Chef Dan Batten, who heads up the cooking school at Recipease, was equally charming and helpful and awesome. We mixed, rolled, chopped, filled and cooked our pasta, Jamie sticking around for a full 2 hours before having to head out to pack for a trip to Greece, where they’re filming an upcoming series. He hugged us all goodbye and left us to sit down to our pasta meals, which I think I ate while still floating; and the kind folks at Recipease even made us platters of dessert – flourless chocolate cake, orange pound cake with the thickest cream, and wee strawberry Eton mess.
Rhubarb Eton mess was everywhere in London – a. because it is a classic British pudding, and b. because rhubarb is right in season – both here and in the UK – I’ve harvested bundles of it from my back yard already, and am starting to encroach on other peoples’ yards and back alleys as well. An Eton mess is something like a pavlova that has been dropped – in fact this is likely how it came to be, at Eton College, a boys’ boarding school in Eton, near Windsor. It’s a layered concoction of fruit, smashed meringues and whipped cream, which together provides the perfect combination of sweet-tart-creamy-crunchy.
Rhubarb is perfect for Eton mess – besides its beautiful rosy colour, it’s perfectly sweet-tart when stewed with sugar or honey until it breaks down into something soft and velvety. The rhubarb I had in my Eton mess in London was different at each location – at St. John it was so pale pink it was almost white, and although it was sweet, it still had its shape and crunch – big, square chunks of it was interspersed through the cream, which is heavier there than here, with chunks of meringue to offset both. At Fifteen they served it soft, stewed and cold, with a dollop of whipped cream, a crisp meringue and then a swirl of soft toasted meringue that looked and tasted like sticky roasted marshmallow. There were two thin stalks of rhubarb laid overtop, which were also soft and sweet yet still intact. Both were divine.

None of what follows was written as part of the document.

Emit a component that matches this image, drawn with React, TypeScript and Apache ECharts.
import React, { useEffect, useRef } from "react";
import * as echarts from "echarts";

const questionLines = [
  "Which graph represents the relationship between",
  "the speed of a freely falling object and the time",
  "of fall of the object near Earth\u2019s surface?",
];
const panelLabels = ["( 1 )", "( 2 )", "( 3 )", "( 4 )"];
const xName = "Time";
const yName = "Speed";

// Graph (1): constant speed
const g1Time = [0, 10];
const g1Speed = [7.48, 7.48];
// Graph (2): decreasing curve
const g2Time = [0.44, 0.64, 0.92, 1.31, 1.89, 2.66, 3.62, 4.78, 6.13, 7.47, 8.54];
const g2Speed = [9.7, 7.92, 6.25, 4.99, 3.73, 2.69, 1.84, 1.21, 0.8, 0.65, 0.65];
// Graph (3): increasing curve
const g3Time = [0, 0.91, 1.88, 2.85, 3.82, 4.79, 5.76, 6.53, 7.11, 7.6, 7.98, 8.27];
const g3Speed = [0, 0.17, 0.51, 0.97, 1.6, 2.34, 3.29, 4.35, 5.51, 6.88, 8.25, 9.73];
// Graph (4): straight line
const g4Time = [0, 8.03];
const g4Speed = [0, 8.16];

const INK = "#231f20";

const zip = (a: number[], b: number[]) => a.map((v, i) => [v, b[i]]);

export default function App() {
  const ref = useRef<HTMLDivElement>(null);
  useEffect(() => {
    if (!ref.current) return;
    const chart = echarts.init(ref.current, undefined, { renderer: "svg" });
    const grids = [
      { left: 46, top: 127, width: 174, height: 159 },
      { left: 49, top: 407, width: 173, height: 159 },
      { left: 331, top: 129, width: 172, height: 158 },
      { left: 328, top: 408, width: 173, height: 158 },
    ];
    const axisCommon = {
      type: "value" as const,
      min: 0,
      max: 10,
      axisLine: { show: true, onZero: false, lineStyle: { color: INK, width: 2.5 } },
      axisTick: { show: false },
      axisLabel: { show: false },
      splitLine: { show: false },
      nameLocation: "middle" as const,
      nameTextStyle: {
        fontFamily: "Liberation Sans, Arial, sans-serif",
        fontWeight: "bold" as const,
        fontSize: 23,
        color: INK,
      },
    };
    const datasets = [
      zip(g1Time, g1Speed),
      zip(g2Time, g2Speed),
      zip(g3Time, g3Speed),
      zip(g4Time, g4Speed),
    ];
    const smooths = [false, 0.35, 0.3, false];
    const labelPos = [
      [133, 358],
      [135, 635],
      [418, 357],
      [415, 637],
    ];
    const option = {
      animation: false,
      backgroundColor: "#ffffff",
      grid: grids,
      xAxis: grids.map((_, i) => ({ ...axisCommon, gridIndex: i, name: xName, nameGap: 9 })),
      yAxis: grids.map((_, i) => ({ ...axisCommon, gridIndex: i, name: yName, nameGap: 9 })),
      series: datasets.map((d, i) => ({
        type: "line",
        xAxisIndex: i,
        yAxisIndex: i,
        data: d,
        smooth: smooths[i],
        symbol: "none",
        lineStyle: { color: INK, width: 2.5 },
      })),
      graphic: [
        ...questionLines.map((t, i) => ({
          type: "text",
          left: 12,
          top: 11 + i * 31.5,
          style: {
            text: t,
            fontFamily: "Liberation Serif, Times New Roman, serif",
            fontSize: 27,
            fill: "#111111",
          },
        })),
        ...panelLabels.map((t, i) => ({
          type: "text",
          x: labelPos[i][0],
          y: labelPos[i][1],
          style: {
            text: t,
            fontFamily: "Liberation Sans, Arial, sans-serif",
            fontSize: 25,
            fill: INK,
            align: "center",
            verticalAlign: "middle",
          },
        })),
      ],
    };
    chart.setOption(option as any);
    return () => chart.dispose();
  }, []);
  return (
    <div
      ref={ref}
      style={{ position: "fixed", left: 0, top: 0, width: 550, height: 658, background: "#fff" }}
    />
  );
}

I usually make my own meringue for Eton mess – because it’s easy, and you don’t have to worry about what they look like, but also because it’s hard to find store-bought meringues. To do this, carefully separate 3 eggs (this is easier to do when they’re cold), and put the whites into a clean glass or stainless steel bowl. In a small dish or measuring cup, stir together 3/4 cup sugar and 1 tsp. cornstarch. Beat the egg whites until they’re foamy, then gradually beat in the sugar, beating constantly at high speed, until the mixture holds stiff peaks, like shaving cream. Drop it in dollops on a parchment-lined baking sheet and bake at 250F for an hour, until dry. Peel off the parchment and bash them into pieces once they’ve cooled.
* Sobeys paid my way to London and covered my hotel and expenses there – thanks Sobeys for an experience I’ll never forget, and for supporting this important conversation in Canada.